There is a certain uncanny secret about Thornfield which the governess finds herself unable to fathom. She hears wild laughter and inarticulate sounds in a distant part of the Hall. One night Rochester's bed is mysteriously set on fire, and Jane Eyre saves his life. On another occasion, while the house is full of guests, a horrible shriek comes from the upper floor and a murder is well nigh committed by some unknown creature who is hidden there.


In the meantime Mr. Rochester has become greatly interested in his little governess, who, although quiet and plain in appearance, is warmhearted and high-spirited, with a strong sense of duty, great courage, and an indomitable will. And she on her side becomes fascinated and at last utterly devoted to her master, a man of brilliant parts, strong, brusque, proud and autocratic. He offers her his hand, and she accepts him, to learn, however, in the very presence of the altar and during the wedding ceremony, that he has another wife! It seems that in his early years he had been beguiled into a marriage in the West Indies with a woman whose dissolute courses had wrecked his life, and had terminated in her own madness, and that this was the maniac who had occasioned the strange scenes at the Hall.

Jane Eyre now flees from Thornfield, concealing all traces of her whereabouts. She wanders amid incredible hardships and destitution, and at last finds shelter at Moor House, the home of St. John Rivers and his two sisters, who are afterwards discovered to be her relatives, and with whom she divides a legacy which she receives from a deceased uncle. St. John is a country clergyman of high character, full of zeal, ambition, and fanaticism, and determined to devote his life to missionary service in India. He seeks her hand, but she realizes that it is not from love but to make her his fellow laborer in the work of the Gospel. He has sought to inspire her with his own enthusiasm, and she is on the point of yielding, when she seems to hear the voice of Rochester calling to her in pain and anguish. She returns to Thornfield, and finds that the Hall has been consumed in a conflagration kindled by the maniac, and that Rochester, who had sought in vain to save the life of the wretched creature, has been himself rescued, blind and a cripple, from the ruins. She seeks him and becomes his wife.

But the bare recital of these leading events gives very little idea of the characters in this somber and tragic tale, or the feelings which control their actions.

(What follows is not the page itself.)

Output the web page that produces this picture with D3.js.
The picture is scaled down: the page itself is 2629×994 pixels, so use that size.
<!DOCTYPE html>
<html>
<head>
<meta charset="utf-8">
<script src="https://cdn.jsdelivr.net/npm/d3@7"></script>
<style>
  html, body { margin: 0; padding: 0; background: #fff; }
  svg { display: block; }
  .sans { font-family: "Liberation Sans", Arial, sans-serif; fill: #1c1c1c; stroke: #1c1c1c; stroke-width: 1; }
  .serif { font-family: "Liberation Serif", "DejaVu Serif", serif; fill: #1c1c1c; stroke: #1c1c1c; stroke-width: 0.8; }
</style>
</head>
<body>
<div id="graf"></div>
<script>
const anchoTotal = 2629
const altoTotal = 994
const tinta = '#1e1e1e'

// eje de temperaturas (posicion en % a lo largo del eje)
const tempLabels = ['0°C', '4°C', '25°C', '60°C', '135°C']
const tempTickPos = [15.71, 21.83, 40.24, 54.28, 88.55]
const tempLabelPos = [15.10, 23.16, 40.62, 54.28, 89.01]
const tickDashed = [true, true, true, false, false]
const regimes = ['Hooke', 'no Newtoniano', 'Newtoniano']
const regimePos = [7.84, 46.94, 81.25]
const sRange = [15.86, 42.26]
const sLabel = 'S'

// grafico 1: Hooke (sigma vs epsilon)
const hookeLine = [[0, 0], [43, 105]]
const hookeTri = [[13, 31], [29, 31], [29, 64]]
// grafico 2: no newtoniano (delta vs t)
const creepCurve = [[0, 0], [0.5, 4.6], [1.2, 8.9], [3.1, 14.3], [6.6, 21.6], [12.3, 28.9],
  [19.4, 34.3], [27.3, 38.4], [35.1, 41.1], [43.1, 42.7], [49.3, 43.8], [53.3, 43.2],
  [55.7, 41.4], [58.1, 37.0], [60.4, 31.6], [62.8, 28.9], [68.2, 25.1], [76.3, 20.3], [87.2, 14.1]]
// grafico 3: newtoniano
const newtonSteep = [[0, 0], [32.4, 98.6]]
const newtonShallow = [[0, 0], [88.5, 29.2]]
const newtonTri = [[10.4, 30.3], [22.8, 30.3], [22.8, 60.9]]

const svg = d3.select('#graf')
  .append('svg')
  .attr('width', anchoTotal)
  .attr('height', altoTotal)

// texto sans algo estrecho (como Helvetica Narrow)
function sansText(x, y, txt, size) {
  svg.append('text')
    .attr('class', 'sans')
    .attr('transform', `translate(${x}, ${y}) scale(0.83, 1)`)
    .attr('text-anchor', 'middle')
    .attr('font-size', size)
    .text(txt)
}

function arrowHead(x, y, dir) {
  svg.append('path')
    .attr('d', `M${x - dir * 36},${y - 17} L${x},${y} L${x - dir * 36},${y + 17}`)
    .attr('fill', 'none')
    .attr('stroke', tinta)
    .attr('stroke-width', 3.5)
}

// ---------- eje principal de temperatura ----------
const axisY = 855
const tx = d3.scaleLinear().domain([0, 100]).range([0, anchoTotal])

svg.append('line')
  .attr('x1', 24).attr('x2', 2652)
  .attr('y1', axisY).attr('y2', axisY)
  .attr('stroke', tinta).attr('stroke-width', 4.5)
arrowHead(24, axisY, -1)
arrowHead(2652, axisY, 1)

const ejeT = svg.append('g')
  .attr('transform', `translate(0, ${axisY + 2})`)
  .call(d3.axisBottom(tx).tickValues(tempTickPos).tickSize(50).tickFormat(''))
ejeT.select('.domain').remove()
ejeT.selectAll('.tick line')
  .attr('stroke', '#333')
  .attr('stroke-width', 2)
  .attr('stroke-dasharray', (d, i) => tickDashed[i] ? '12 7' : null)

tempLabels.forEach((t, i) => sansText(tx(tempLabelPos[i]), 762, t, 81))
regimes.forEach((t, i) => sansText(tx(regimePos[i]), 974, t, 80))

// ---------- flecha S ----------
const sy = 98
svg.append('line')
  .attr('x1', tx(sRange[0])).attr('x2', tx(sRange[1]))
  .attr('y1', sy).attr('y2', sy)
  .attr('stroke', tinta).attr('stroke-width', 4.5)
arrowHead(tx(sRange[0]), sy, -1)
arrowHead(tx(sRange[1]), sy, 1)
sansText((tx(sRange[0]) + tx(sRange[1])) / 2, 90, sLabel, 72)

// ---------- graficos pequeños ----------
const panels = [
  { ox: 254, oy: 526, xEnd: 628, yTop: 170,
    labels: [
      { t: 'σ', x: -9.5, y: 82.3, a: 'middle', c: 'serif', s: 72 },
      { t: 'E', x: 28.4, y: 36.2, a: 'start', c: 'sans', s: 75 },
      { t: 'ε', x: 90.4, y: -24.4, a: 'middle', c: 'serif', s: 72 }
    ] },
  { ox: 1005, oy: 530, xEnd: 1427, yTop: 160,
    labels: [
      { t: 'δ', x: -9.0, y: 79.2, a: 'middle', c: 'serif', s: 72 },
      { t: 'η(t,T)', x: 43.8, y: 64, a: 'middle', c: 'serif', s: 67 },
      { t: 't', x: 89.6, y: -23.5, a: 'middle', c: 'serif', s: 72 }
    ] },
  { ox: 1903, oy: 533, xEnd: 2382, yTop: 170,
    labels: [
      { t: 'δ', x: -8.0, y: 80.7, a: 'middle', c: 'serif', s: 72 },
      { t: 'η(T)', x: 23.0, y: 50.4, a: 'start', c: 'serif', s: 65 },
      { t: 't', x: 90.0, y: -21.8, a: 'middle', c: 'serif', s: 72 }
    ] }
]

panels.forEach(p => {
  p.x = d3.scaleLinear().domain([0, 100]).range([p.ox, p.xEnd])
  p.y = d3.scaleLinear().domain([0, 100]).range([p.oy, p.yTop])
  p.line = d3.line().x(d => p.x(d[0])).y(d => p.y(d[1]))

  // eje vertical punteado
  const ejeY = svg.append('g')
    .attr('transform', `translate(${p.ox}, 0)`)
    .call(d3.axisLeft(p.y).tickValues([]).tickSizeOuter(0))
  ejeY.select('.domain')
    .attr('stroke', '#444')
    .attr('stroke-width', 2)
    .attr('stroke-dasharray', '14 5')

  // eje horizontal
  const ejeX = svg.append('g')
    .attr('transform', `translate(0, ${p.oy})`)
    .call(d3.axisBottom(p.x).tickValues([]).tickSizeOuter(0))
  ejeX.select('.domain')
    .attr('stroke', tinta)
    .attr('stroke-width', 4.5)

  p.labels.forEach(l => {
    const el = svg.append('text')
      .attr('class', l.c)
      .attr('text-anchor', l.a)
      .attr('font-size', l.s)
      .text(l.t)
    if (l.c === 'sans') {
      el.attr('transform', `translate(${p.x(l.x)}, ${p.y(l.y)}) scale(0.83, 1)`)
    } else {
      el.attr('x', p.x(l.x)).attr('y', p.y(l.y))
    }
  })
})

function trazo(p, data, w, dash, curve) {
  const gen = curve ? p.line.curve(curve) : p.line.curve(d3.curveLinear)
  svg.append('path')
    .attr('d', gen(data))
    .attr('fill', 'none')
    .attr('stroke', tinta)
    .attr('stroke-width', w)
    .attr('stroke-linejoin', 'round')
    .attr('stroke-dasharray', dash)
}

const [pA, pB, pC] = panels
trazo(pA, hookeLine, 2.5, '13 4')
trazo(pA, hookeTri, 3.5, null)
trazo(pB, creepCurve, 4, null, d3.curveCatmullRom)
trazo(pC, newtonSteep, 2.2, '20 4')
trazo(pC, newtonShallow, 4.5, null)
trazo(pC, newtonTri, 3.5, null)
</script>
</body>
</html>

The book must be read through to be understood. From the very beginning the author strikes a resounding chord in human nature. Brutality to children stirs us to fury, and no one, not even Dickens or Victor Hugo, has painted this form of tyranny in livelier colors than Charlotte Bronte. The conduct of Mrs. Reed and of Rev. Mr. Brocklehurst, the sanctified and inhuman director of Lowood school, arouses our hot resentment.

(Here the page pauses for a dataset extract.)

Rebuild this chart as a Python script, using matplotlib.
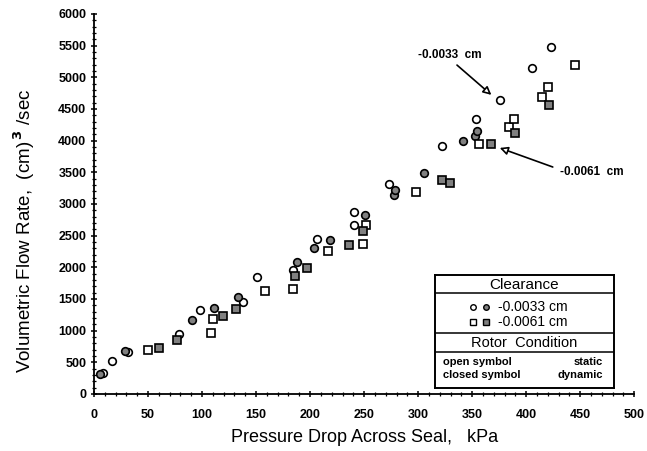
import matplotlib
matplotlib.use("Agg")
import matplotlib.pyplot as plt
from matplotlib.ticker import MultipleLocator

plt.rcParams['font.family'] = ['Liberation Sans', 'DejaVu Sans']

# clearance -0.0033 cm, static rotor (open circles)
c33_static_x = [8, 16.4, 31, 79, 98.4, 137.7, 151.2, 184, 206.2, 241, 241, 272.8, 321.9, 353.4, 375.6, 405.8, 423]
c33_static_y = [330, 521, 660, 947, 1331, 1458, 1852, 1958, 2447, 2874, 2663, 3316, 3916, 4337, 4642, 5142, 5484]

# clearance -0.0033 cm, dynamic rotor (closed circles)
c33_dyn_x = [6, 29, 91, 111.4, 133.6, 188.2, 203.4, 218.2, 250.6, 277.5, 279, 305, 341.4, 352.8, 354.3]
c33_dyn_y = [315, 680, 1173, 1363, 1532, 2090, 2300, 2432, 2832, 3147, 3216, 3495, 3990, 4074, 4158]

# clearance -0.0061 cm, static rotor (open squares)
c61_static_x = [50.3, 108, 110.5, 158.3, 184.6, 216.7, 248.5, 251.9, 298, 355.9, 384.3, 388.3, 414.2, 420.4, 445]
c61_static_y = [690, 968, 1180, 1626, 1658, 2258, 2364, 2674, 3190, 3948, 4211, 4337, 4695, 4852, 5195]

# clearance -0.0061 cm, dynamic rotor (closed squares)
c61_dyn_x = [60.5, 77.1, 119.7, 131.5, 185.8, 197, 236.1, 249.4, 322, 329.6, 367, 389.5, 421]
c61_dyn_y = [731, 853, 1232, 1342, 1863, 1995, 2353, 2574, 3379, 3327, 3948, 4116, 4568]

fill = '0.5'

fig = plt.figure(figsize=(6.47, 4.51), dpi=100)
ax = fig.add_axes([0.1453, 0.1264, 0.835, 0.8426])

ax.plot(c33_static_x, c33_static_y, 'o', ms=5.5, mfc='white', mec='black', mew=1.2, ls='none')
ax.plot(c33_dyn_x, c33_dyn_y, 'o', ms=5.5, mfc=fill, mec='black', mew=1.2, ls='none')
ax.plot(c61_static_x, c61_static_y, 's', ms=5.5, mfc='white', mec='black', mew=1.2, ls='none')
ax.plot(c61_dyn_x, c61_dyn_y, 's', ms=5.5, mfc=fill, mec='black', mew=1.2, ls='none')

ax.set_xlim(0, 500)
ax.set_ylim(0, 6000)
ax.xaxis.set_major_locator(MultipleLocator(50))
ax.xaxis.set_minor_locator(MultipleLocator(10))
ax.yaxis.set_major_locator(MultipleLocator(500))
ax.yaxis.set_minor_locator(MultipleLocator(100))
ax.spines['top'].set_visible(False)
ax.spines['right'].set_visible(False)
ax.spines['left'].set_linewidth(1.3)
ax.spines['bottom'].set_linewidth(1.3)
ax.tick_params(which='major', direction='inout', length=5, width=1.1, labelsize=9)
ax.tick_params(which='minor', direction='inout', length=3, width=0.9)
ax.tick_params(axis='x', pad=8)
ax.tick_params(axis='y', pad=3)
for lab in ax.get_xticklabels() + ax.get_yticklabels():
    lab.set_fontweight('bold')

ax.set_xlabel('Pressure Drop Across Seal,   kPa', fontsize=13, labelpad=6)
ax.set_ylabel(r'Volumetric Flow Rate,  (cm)$^{\,\mathbf{3}}$ /sec', fontsize=13.5)
ax.yaxis.set_label_coords(-0.105, 0.43)

# arrows pointing at the two clearances
ax.annotate('', xy=(369.7, 4694), xytext=(334, 5222),
            arrowprops=dict(arrowstyle='-|>', color='black', lw=1.2, mutation_scale=12, fc='white'))
ax.text(300, 5345, '-0.0033  cm', fontsize=8.5, fontweight='bold', va='center')
ax.annotate('', xy=(373.1, 3900), xytext=(427, 3569),
            arrowprops=dict(arrowstyle='-|>', color='black', lw=1.2, mutation_scale=12, fc='white'))
ax.text(431.5, 3505, '-0.0061  cm', fontsize=8.5, fontweight='bold', va='center')

# legend box drawn by hand
lg = fig.add_axes([0.6723, 0.1397, 0.2767, 0.2506])
lg.set_xlim(0, 1)
lg.set_ylim(0, 1)
lg.set_xticks([])
lg.set_yticks([])
for s in lg.spines.values():
    s.set_linewidth(1.4)
for yy in [0.838, 0.484, 0.321]:
    lg.axhline(yy, color='black', lw=1.1)
lg.text(0.5, 0.912, 'Clearance', ha='center', va='center', fontsize=11)
lg.plot([0.214], [0.714], 'o', ms=4, mfc='white', mec='black', mew=1)
lg.plot([0.283], [0.714], 'o', ms=4, mfc=fill, mec='black', mew=1)
lg.text(0.354, 0.714, '-0.0033 cm', va='center', fontsize=10)
lg.plot([0.214], [0.587], 's', ms=4, mfc='white', mec='black', mew=1)
lg.plot([0.283], [0.587], 's', ms=4, mfc=fill, mec='black', mew=1)
lg.text(0.354, 0.587, '-0.0061 cm', va='center', fontsize=10)
lg.text(0.5, 0.396, 'Rotor  Condition', ha='center', va='center', fontsize=10.5)
lg.text(0.043, 0.227, 'open symbol', va='center', fontsize=8, fontweight='bold')
lg.text(0.937, 0.227, 'static', va='center', ha='right', fontsize=8, fontweight='bold')
lg.text(0.043, 0.115, 'closed symbol', va='center', fontsize=8, fontweight='bold')
lg.text(0.937, 0.115, 'dynamic', va='center', ha='right', fontsize=8, fontweight='bold')

fig.savefig('out.png', dpi=100)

Of course there are blemishes in the book. Sometimes the conversation is too carefully written to be natural. Then there is an intrinsic improbability in the plot. Why should a young woman so self-sufficient as the heroine consent to marry Rochester before she had solved the secret of Thornfield? But these defects in the novel are trifling by the side of its abounding excellences. At nearly every point the heroine awakens our admiration; we feel (sometimes, perhaps, in spite of our better judgment) that she is doing right; and so masterly is the author's portraiture that, in spite of many repulsive features, she awakens a stronger sympathy for the seared and blighted Rochester than for the pure and devoted yet inexorable St. John Rivers. Jane Eyre is an eloquent novel. It is emphatically a work of genius.